The Benefits Of Not Being The Product

With many companies these days, you are the product they are ultimately selling. Facebook is probably the worst offender, but Google and other companies are the same way. Their goal is to sell you to advertisers however they can. That means your privacy is always suspect and frequently abused.

This is one of the reasons I like Apple. Here’s an announcement they just made on their new privacy site:

Not Selling You
Not Selling You

They actively work to make your personal data impossible for them to see, because they don’t need to. Their product is the hardware, not you. You’ll likely hear people saying they don’t trust the new  Pay, but it’s probably the safest way you can use your credit card. The card information is secured on the phone and never leaves it, no one can get to it (not even Apple), and the information that passes to the reader is not even your real card number. The purchase information is also never transmitted to Apple, because you are not their product–they don’t need or want that information. iMessages are encrypted from point to point so that Apple can’t see them, the fingerprint data (not even the actual fingerprint) for the fingerprint sensor is stored in a place that can’t be accessed, even by Apple, etc. There’s a lot of FUD out there, but just follow the money. Where does a company’s majority income come from? That will tell you what is really being sold.

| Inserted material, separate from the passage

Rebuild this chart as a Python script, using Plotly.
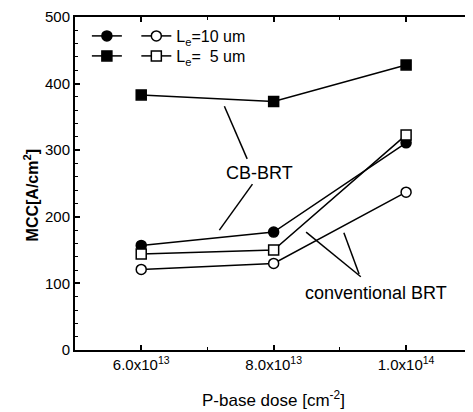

3 thoughts on “The Benefits Of Not Being The Product

  1. Hate to b negative but isnt there a geeky hacker out there who will figure out how to mess it up??? I just dont believe anything is hacker proof any more. Prove it to me Apple!!!

    1. There’s no way to “prove” it. But which sounds better to you: trusting that Apple did a nice, secure job, or trusting that your waiter isn’t going to copy all your card info while he has your card? This is way better than anything we have now.